### [What the task asks]
Identify the lines containing the word "with". Copy each one.

### [Data in this exercise]

□ □ □ □ □

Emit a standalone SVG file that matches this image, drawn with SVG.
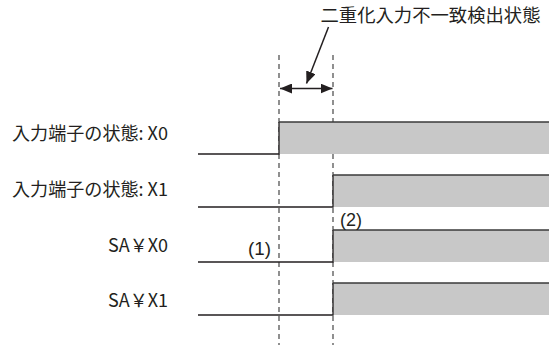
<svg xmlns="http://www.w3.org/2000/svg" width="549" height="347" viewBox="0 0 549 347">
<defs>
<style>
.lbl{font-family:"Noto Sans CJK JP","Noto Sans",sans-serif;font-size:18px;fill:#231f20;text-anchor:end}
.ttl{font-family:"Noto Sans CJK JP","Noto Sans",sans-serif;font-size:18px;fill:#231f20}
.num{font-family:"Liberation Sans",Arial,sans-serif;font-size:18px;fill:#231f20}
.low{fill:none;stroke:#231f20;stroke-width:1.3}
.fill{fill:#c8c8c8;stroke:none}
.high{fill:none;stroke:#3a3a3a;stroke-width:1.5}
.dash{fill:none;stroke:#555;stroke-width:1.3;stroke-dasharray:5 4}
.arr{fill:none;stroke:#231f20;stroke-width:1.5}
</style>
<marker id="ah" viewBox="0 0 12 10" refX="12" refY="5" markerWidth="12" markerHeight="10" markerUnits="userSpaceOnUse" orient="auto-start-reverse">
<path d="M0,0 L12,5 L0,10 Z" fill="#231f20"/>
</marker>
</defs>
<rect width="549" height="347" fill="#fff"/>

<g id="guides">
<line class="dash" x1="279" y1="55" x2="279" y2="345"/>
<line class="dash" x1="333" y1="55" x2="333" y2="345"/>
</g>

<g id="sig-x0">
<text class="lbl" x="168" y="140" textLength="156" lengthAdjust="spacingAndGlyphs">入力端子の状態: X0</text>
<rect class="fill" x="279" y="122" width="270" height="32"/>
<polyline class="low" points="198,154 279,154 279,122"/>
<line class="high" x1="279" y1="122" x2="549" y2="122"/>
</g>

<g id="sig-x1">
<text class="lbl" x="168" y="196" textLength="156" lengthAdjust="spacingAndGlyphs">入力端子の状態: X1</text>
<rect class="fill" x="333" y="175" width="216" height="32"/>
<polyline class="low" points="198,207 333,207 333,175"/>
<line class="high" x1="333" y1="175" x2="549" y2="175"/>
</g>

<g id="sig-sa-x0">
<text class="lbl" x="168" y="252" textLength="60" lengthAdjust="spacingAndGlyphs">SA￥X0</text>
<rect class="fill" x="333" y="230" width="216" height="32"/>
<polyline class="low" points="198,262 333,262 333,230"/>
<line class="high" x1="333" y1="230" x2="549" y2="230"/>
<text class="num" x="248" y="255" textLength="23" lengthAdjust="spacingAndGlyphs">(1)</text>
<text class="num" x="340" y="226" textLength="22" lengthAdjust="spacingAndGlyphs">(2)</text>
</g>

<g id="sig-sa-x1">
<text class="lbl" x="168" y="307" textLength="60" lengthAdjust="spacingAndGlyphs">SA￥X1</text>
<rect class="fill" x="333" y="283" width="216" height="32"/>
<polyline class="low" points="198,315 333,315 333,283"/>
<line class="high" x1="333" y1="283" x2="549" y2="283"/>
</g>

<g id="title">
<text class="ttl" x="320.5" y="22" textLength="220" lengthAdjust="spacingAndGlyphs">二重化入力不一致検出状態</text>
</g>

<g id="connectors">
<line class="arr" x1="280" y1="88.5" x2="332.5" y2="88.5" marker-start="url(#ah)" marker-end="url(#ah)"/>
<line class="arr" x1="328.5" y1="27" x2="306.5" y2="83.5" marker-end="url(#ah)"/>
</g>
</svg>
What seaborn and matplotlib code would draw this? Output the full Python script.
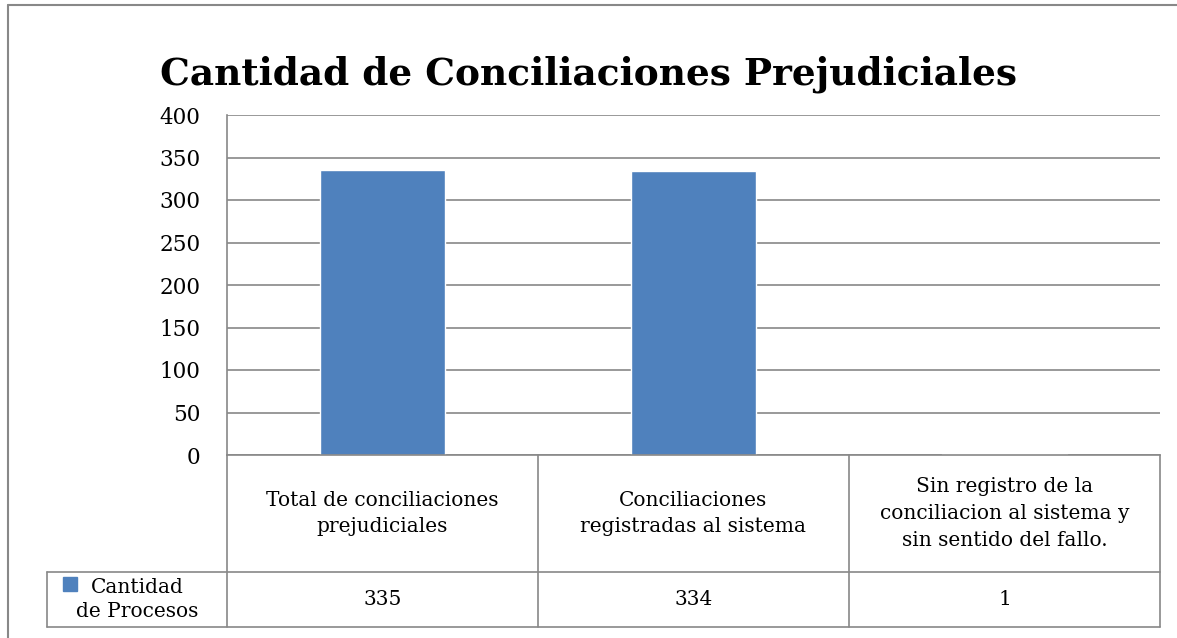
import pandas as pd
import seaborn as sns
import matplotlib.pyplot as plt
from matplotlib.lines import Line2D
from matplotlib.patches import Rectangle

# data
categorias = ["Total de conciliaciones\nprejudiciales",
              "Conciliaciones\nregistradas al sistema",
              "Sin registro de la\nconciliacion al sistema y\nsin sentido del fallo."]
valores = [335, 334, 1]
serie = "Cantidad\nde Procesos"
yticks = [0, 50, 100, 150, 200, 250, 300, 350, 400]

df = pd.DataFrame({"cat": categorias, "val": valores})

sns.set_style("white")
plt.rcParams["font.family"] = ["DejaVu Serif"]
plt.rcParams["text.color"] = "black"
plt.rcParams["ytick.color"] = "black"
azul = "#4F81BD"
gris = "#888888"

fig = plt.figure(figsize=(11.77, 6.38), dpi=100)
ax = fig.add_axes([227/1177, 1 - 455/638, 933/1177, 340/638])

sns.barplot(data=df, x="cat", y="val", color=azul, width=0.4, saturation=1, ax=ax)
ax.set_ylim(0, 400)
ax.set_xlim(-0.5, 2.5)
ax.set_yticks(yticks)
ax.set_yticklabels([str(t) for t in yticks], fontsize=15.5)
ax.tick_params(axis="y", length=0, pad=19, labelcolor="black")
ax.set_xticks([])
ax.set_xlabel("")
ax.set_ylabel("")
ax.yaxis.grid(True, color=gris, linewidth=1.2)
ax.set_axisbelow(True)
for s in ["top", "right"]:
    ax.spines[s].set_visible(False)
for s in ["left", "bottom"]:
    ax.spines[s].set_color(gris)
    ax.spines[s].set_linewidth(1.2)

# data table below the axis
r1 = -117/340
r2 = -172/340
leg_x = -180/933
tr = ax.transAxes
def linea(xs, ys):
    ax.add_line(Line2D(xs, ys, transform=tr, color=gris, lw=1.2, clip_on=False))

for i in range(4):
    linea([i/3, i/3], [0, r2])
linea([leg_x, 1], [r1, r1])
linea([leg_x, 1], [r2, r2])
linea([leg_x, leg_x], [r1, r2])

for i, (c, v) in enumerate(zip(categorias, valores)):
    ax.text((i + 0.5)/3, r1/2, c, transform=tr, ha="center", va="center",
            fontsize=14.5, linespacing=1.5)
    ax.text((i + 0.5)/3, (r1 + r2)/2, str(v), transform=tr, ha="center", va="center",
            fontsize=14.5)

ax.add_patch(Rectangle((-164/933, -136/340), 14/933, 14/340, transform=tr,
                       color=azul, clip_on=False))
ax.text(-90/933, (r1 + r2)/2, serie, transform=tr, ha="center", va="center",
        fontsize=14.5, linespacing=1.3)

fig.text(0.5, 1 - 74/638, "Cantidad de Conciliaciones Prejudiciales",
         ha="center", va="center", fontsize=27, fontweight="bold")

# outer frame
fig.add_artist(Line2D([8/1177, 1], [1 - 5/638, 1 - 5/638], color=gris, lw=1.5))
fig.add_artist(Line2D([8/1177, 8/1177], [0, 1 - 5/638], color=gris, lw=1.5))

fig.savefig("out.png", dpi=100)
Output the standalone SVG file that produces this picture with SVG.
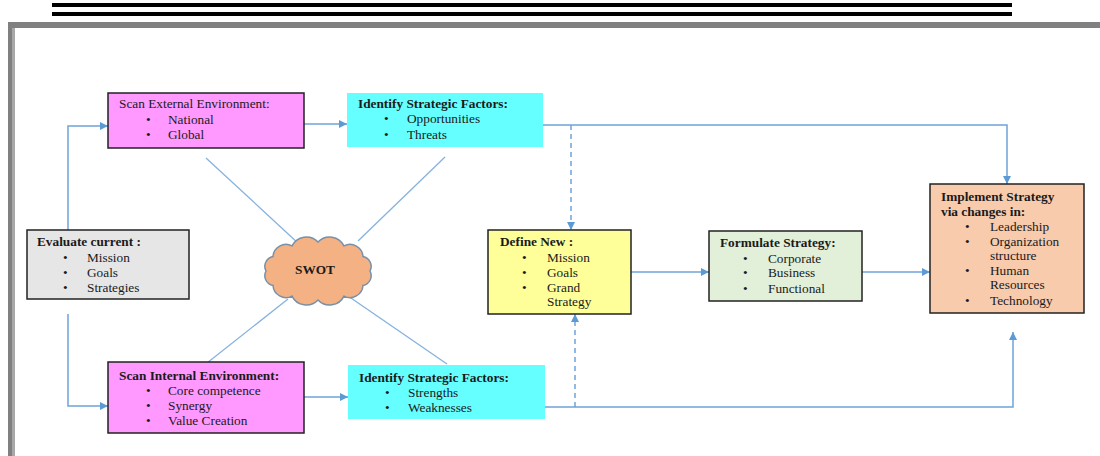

□ □ □ □ □

### [Solution to this problem]
Emit a standalone SVG file that matches this image, drawn with SVG.
Output the standalone SVG file that produces this picture with SVG.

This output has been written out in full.